Thursday, 12 January 2012

dreams of tender beauties

It might have been a tad ambitious, doing all that raking yesterday.  It felt OK at the time, which goes to show how much you can do when you care about the outcome.  I slept late this morning, and woke still feeling exhausted.  Sleeping in is no fun when you have animals, because you realise as soon as you come to that they should have been fed an hour ago, and that the chickens are still locked in a box.  When I did biology at school I was once marked down in an exam answer about how the lung is adapted to its function, because I had not explicitly said that it was hollow.  I'd mentioned the alveoli, and how they increase the surface area of the lung to facilitate oxygen exchange with the blood, but I hadn't actually said 'the lung is hollow'.  I suppose that I assumed that as a given, otherwise where would I start?  The lung is alive.  The lung is compatible with the immune system of the rest of the organism.  Or maybe I took the lung's hollowness as being implied by the rest of my answer.  Anyway, I dropped a point or two.  Today felt as though my lungs were not as hollow as they should have been, and it was tiring.

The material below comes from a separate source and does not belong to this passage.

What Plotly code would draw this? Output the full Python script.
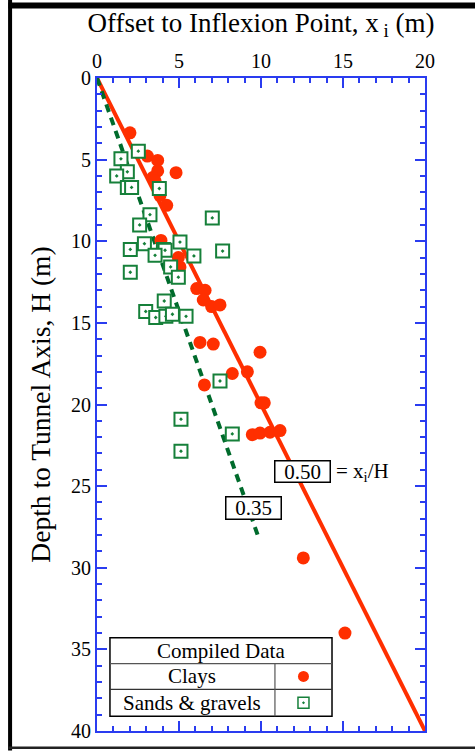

I weeded the gravel, as being a gentle task, not involving great physical effort, and worth doing before the bulbs come through any more than they have.  The shrubs in the Italian garden are still looking good.  It's the twelfth of January today, nearly half way through the month, and no really cold snap is forecast at the moment.  Anything could still happen between now and March, but it seems possible that we might get through to spring without a hard freezing spell to wreck them.  That would be a great boon.

I've got a replacement Teucrium fruticans 'Azureum' sitting in its pot in the greenhouse, waiting until March to plant it out, just in case.  I'd like a small leaved myrtle in the Italian garden, and I might risk an Acca sellowiana.  This is what used to be known as Feijoa,and its common name is pineapple guava.  It has grey leaves, and red bottle-brush flowers.  It is reckoned to be hardy outdoors only in the milder regions, so I tried one tucked in between other shrubs in the long bed, and it amazed me by surviving the past two winters, which certainly weren't mild.  However, it is so hemmed in by its sheltering neighbours I'm not sure it will come to much, so I thought about risking one in the Italian garden, and giving it a bit more elbow room.

I'd like an Erythrina crista-galli as well.  This is a magnificent shrub, and really is tender.  The only good one I've seen was tucked into the corner of two walls at (I think) Wakehurst Place, with a heat-reflecting stone terrace in front of it.  It has grey leaves,ferocious spines, and huge red claw shaped flowers in late summer or autumn.  Its common name is the coral tree or cock's comb.  Probably our front garden is not warm enough.  But the drainage is superb, and Wakehurst Place must get quite parky in the winter, and Erythrina is deciduous, with the ability to behave herbaceously and throw new shoots from ground level, so it might not mind the cutting winter winds too much.  Chiltern Seeds are offering seed again this year.  I grew some once before, but attempted to keep the plants in pots, and found them difficult.  We've lost stock over the winter at work before now, and when I went to an RHS study day some years ago on the subject of growing Mediterranean climate plants in the UK, I took the chance of asking Wolfgang Bopp how I should look after it (he was curator of the Welsh Botanic Gardens, then head-hunted by the Harold Hillier Gardens, where as far I can tell he still is, and is as big a cheese as you will find to ask about the cultivation of Erythrina crista-galli).  He said it was difficult in a pot.  It needed to be dry in winter but wet and well-fed in summer with a generous root run, so ideally not in a pot.  It's tempting to try again.  I have nothing to lose except the cost of a packet of seed, and a little time.  I could buy one, if we get them again at work, but I'd sooner start from scratch.

And that was it.  You will notice that most of today's gardening took place in my head, but that's the way with gardening.  The R3 composer of the week was Couperin, which was nice.